MTN, Africa’s biggest telecommunications company, recorded an annual loss of $108m on Thursday, its first in 20 years, underscoring the damaging blow of a fine in Nigeria and of currency depreciations there and in several other key markets.

The Johannesburg-listed company said its headline loss was 1.4bn rand ($108m). The headline figure is equivalent to a loss of 77 cents per share in the year ending December, compared with earnings of 746 cents per share a year earlier.

A record $5.2bn fine levelled by Nigeria’s regulator in 2015 was settled by MTN in mid-2016 for the naira equivalent of around one-fifth of the original sum. This came after the company battled, initially in court in Nigeria and then in negotiations with the country’s presidency, for months. The fine slashed 10.5bn rand ($768m) from headline earnings, the company said.

Though MTN has drawn controversy for its high-risk, high-reward strategy before, most notably four years ago in Iran, the results confirm how the penalty did unprecedented damage. About $10bn in market value has been lost, according to analysts.

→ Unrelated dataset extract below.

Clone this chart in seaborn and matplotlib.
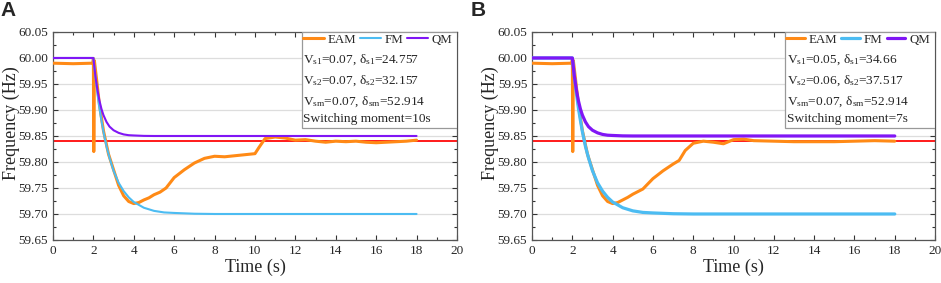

“There’s absolutely no question that MTN has gone through a very difficult period in the past 12 months, really commencing…with the fine in Nigeria in 2015, which of course cascaded into 2016,” said Phuthuma Nhleko, MTN’s executive chairman, in a results presentation in Johannesburg. He and other MTN executives proceeded to use the words “challenges” and “challenging” dozens of times during an hour-plus presentation and Q and A.

He said “unforeseen macroeconomic challenges” in Nigeria also hit profits. Africa’s most populous nation is in its worst economic crisis in 30 years because of the collapse in oil prices, on which it depends for most of its foreign earnings.